SET TASK —
Write out again exactly the lines from the one containing "Generate a web" through the one containing "const arbol = [[-0.10, 0.00]];", both included, and omit the pictures.

------------------------------

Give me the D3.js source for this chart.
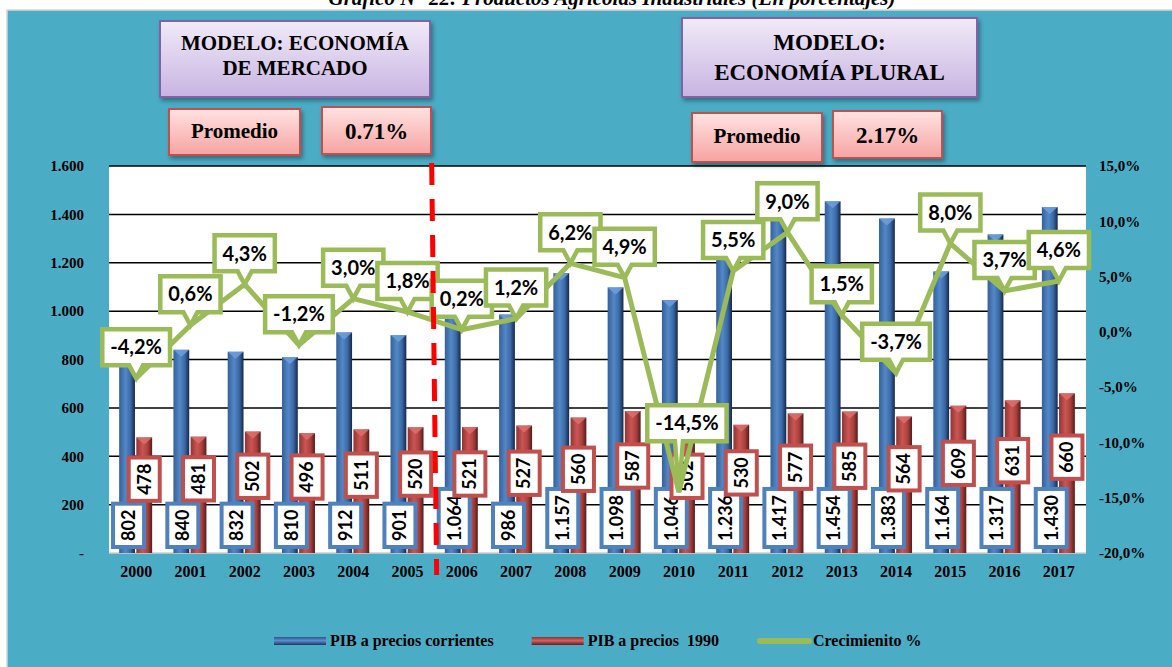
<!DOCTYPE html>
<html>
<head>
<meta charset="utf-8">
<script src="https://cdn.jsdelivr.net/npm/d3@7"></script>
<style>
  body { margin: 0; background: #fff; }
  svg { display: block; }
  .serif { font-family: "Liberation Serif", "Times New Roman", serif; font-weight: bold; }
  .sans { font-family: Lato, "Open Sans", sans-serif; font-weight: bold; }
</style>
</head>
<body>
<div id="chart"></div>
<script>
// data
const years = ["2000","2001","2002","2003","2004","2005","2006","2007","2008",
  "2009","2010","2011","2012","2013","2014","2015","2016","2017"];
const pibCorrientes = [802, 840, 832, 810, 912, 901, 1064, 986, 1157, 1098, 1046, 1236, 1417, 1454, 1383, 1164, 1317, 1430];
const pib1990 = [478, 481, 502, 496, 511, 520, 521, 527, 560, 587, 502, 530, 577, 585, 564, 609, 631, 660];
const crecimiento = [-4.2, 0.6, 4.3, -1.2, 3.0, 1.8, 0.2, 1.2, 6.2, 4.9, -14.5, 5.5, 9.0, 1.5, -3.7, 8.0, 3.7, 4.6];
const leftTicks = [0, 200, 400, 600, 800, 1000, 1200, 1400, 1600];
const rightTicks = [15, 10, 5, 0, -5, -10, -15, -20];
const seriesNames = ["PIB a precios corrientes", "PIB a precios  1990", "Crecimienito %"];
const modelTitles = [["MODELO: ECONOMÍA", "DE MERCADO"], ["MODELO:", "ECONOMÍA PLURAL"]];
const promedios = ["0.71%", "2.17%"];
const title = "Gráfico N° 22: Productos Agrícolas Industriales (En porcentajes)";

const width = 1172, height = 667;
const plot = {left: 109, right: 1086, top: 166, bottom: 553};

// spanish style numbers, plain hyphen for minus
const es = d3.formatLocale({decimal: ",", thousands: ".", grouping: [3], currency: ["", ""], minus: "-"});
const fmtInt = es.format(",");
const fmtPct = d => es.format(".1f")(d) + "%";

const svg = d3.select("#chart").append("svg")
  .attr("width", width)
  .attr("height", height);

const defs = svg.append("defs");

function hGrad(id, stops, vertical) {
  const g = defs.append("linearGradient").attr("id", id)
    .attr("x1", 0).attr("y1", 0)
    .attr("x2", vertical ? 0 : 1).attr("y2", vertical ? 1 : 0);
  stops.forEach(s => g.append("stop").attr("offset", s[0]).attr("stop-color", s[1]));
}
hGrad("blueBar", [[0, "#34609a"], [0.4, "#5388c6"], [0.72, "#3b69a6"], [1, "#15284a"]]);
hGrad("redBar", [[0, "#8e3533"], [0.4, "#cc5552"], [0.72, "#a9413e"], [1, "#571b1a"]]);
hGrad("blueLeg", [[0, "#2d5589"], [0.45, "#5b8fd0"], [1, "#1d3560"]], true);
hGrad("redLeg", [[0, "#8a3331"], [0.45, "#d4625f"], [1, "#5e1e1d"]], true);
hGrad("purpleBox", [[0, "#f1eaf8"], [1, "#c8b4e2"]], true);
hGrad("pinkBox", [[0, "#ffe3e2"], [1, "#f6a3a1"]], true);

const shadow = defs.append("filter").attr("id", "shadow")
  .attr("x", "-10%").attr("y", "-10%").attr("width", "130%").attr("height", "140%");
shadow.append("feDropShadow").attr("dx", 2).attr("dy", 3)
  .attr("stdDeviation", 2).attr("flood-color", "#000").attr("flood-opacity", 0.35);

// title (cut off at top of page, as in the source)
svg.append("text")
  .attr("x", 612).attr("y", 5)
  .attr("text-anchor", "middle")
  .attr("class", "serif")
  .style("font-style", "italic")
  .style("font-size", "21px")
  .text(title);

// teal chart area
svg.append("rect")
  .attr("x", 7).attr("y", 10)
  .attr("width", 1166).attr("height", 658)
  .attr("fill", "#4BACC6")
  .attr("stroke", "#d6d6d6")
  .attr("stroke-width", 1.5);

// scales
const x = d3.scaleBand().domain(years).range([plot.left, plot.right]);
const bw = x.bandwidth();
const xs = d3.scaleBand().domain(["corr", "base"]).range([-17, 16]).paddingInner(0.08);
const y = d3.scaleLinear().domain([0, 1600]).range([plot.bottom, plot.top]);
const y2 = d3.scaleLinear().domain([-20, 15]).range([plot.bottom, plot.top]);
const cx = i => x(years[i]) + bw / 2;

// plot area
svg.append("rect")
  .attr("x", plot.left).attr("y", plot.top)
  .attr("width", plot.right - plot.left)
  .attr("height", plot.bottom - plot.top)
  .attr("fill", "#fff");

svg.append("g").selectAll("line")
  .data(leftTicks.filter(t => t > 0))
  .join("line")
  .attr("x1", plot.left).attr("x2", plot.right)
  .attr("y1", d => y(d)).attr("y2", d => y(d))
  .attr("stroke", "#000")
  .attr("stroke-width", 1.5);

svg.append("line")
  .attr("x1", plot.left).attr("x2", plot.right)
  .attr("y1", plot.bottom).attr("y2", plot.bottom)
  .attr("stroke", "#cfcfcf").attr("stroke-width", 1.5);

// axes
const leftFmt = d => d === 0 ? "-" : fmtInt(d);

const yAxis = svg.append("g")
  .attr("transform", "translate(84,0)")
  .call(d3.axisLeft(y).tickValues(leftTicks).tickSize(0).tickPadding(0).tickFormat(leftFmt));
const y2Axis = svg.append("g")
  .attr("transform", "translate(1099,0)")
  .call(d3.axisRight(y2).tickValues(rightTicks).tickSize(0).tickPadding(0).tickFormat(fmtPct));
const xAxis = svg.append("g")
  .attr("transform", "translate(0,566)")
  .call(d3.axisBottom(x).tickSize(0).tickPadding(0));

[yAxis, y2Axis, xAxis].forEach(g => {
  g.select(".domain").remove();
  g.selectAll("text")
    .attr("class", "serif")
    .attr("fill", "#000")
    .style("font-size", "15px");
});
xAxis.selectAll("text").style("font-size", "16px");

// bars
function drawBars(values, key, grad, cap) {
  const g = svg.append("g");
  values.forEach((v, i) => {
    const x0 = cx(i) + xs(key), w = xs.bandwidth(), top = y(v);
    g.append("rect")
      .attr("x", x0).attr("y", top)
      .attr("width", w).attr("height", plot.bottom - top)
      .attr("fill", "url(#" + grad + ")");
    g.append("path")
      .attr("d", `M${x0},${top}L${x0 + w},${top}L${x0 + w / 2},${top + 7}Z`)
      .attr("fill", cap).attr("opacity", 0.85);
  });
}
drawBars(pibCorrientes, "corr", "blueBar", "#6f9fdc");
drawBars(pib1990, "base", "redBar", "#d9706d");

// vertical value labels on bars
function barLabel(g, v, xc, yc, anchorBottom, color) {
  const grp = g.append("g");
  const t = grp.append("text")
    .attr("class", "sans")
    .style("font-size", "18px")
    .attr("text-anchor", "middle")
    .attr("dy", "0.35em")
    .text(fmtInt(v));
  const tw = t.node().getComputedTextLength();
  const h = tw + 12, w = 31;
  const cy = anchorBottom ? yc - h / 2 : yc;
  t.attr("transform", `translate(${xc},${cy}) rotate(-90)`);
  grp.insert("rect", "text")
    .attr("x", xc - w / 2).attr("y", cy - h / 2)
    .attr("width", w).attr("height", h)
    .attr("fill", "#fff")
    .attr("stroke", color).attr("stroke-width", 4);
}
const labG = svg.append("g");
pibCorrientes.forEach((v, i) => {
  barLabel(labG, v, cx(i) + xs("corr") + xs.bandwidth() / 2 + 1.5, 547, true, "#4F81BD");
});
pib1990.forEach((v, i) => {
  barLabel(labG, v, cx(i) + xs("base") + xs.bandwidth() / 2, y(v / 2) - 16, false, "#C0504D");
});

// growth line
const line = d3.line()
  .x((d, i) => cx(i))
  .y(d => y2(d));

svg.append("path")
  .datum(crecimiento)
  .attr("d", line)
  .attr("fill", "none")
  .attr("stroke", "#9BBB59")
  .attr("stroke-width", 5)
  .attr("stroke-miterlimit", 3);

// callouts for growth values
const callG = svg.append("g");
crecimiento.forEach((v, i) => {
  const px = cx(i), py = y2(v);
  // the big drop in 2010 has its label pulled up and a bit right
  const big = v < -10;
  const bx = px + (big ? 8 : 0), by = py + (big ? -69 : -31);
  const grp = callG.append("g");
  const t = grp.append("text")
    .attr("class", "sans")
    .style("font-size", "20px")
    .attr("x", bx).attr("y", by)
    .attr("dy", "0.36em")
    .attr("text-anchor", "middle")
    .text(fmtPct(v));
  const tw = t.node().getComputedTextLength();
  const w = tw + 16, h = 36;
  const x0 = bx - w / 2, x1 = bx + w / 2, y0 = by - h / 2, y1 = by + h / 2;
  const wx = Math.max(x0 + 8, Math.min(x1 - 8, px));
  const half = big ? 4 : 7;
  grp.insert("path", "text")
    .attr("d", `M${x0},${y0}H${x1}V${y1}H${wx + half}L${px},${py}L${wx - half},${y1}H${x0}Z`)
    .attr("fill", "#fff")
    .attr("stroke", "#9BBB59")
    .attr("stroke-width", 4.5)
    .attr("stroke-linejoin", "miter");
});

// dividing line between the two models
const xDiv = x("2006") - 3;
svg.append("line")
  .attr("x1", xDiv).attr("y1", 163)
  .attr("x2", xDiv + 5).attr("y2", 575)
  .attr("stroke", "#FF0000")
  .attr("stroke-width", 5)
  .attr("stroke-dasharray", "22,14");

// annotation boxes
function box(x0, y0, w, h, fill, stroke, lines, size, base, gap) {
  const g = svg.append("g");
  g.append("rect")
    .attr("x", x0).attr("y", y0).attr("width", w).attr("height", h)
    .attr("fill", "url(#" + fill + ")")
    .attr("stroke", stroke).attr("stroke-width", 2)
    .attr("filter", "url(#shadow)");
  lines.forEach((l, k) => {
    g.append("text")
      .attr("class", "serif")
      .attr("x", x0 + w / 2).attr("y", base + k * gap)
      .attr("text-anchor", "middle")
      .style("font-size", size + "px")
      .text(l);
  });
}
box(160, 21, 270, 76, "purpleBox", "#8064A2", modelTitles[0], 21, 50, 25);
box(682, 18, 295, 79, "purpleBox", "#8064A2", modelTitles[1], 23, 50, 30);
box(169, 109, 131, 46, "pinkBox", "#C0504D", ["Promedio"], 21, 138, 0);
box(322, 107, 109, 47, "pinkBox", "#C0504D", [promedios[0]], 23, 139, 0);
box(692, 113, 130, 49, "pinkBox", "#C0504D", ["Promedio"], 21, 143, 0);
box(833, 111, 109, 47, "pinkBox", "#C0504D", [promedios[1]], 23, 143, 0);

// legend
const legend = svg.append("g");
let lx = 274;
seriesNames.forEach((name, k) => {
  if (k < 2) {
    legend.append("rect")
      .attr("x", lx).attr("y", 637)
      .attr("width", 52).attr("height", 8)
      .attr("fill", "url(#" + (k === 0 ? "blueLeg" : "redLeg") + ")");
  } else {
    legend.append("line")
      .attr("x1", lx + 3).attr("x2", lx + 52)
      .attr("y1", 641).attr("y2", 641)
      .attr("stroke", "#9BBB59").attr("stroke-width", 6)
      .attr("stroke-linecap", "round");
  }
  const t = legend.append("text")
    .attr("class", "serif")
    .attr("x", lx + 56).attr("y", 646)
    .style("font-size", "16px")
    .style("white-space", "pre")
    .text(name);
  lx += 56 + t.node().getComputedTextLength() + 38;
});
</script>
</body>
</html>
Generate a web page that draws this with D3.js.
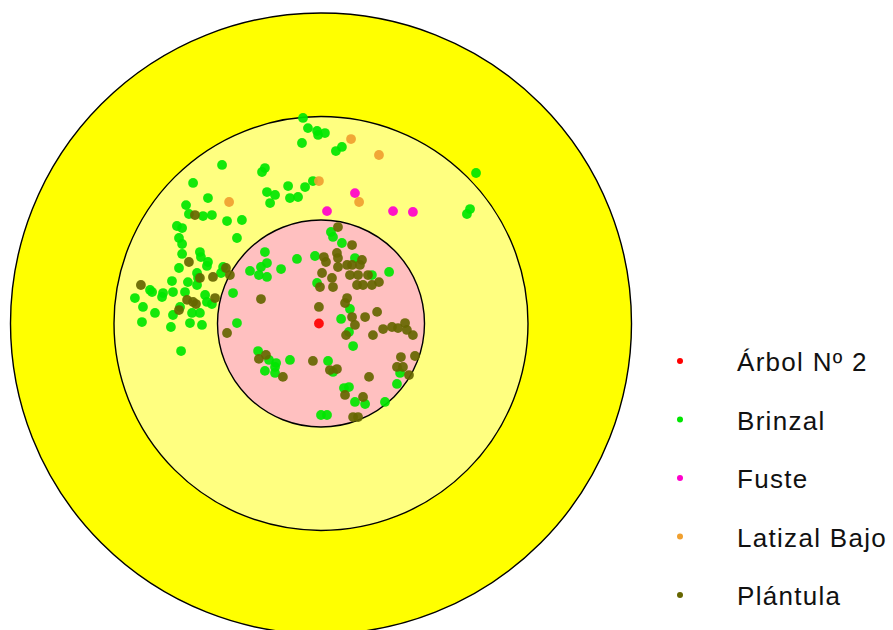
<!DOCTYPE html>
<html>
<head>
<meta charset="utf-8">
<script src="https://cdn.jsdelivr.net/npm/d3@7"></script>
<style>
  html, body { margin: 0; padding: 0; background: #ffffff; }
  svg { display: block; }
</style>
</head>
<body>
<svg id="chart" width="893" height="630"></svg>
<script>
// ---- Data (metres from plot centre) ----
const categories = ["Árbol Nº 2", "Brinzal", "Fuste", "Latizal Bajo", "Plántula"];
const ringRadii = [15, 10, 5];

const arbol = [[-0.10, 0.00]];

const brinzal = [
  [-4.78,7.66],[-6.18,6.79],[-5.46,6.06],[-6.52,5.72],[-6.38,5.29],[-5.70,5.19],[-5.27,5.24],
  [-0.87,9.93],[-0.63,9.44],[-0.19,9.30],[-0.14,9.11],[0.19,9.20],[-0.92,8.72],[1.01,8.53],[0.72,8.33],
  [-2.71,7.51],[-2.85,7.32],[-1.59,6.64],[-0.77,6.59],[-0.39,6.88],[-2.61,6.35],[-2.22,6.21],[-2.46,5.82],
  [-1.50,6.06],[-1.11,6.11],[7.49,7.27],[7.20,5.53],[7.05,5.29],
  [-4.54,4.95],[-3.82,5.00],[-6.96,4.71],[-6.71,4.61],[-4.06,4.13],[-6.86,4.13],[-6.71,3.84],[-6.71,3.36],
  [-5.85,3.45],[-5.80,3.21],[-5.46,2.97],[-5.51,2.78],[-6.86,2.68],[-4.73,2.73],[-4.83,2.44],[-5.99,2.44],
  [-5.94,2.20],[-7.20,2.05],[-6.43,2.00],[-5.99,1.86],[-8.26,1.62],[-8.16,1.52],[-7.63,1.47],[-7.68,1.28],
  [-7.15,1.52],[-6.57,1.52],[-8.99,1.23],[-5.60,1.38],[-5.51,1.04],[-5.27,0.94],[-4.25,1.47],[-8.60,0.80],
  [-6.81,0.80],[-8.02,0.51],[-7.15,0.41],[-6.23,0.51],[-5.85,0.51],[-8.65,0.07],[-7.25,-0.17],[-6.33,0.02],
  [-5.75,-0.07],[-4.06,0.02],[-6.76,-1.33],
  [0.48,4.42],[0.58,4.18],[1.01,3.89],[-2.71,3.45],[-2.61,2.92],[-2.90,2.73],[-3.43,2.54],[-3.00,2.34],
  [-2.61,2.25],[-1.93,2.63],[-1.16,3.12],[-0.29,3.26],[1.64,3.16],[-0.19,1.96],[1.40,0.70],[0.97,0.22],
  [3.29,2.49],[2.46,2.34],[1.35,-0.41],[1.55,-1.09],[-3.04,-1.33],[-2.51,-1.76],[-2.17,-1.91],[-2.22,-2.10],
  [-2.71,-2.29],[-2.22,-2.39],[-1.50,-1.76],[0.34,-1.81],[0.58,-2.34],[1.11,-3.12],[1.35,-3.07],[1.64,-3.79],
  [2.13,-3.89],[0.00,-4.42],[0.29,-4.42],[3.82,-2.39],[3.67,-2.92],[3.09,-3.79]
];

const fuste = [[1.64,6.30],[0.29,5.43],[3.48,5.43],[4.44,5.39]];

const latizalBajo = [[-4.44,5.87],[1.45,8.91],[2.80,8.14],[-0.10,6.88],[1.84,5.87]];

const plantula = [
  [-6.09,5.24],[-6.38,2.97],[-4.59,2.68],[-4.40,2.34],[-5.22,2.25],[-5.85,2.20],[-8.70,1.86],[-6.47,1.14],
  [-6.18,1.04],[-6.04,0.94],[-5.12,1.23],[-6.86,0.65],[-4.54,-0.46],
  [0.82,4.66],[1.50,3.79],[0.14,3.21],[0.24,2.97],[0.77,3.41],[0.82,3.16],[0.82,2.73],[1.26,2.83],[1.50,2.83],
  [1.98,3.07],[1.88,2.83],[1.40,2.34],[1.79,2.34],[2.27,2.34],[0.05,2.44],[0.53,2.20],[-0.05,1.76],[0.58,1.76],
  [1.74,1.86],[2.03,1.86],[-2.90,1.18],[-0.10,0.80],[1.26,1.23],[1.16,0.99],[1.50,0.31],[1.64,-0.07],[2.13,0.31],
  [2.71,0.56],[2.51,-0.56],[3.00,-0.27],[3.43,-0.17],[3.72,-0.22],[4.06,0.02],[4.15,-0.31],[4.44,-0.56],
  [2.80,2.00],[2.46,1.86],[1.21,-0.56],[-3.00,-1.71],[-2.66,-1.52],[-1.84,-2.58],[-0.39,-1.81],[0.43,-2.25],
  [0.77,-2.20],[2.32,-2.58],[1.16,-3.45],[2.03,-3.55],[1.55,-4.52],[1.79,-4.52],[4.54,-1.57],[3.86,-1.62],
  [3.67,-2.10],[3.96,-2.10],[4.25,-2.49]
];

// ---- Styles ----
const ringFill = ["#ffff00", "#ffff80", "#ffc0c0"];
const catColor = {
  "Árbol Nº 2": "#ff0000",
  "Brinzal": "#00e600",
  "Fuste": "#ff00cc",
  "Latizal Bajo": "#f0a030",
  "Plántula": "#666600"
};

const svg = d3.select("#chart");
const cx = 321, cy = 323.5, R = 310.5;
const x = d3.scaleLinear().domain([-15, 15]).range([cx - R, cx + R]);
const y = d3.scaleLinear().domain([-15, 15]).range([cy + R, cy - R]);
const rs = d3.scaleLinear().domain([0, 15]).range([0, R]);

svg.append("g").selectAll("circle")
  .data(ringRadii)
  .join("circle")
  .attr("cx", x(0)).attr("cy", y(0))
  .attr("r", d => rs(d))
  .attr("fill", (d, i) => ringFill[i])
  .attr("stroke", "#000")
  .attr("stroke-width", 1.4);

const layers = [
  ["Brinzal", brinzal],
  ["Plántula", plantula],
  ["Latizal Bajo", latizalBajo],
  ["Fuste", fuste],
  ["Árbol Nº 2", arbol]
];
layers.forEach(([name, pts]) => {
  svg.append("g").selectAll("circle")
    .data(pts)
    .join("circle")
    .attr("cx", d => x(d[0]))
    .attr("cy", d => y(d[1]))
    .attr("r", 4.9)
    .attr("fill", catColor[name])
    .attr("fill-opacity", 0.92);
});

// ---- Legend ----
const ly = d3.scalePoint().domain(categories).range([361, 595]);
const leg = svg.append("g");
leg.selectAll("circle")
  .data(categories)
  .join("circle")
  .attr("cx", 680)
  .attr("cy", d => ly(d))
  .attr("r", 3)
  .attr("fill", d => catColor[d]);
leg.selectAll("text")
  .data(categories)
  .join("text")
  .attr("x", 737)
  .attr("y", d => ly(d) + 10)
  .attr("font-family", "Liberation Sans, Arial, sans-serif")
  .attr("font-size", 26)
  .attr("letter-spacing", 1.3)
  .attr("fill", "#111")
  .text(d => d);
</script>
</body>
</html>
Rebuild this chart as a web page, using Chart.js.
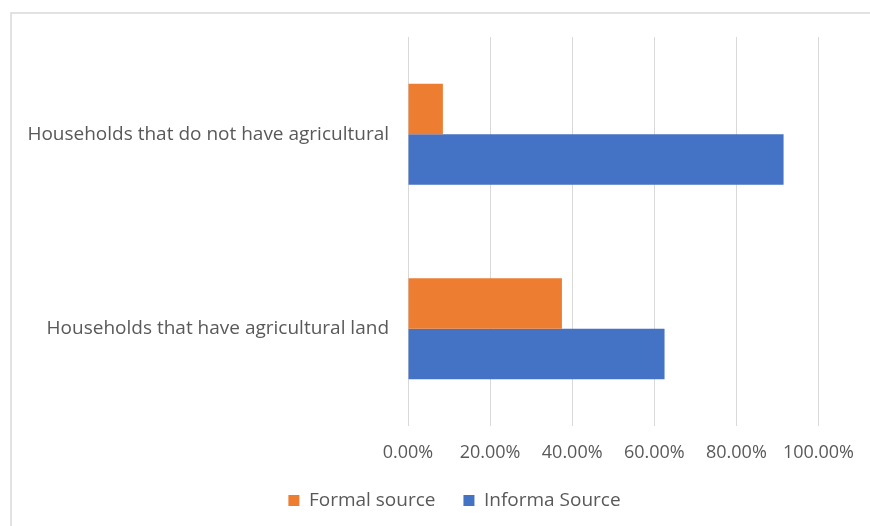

------------------------------

ANSWER TO THIS EXERCISE —
Generate a web page that draws this with D3.js.
<!DOCTYPE html>
<html>
<head>
<meta charset="utf-8">
<script src="https://cdn.jsdelivr.net/npm/d3@7"></script>
<style>
  html, body { margin: 0; padding: 0; background: #ffffff; }
  svg { display: block; }
</style>
</head>
<body>
<svg id="chart" width="893" height="630"></svg>
<script>
// ---- Data (metres from plot centre) ----
const categories = ["Árbol Nº 2", "Brinzal", "Fuste", "Latizal Bajo", "Plántula"];
const ringRadii = [15, 10, 5];

const arbol = [[-0.10, 0.00]];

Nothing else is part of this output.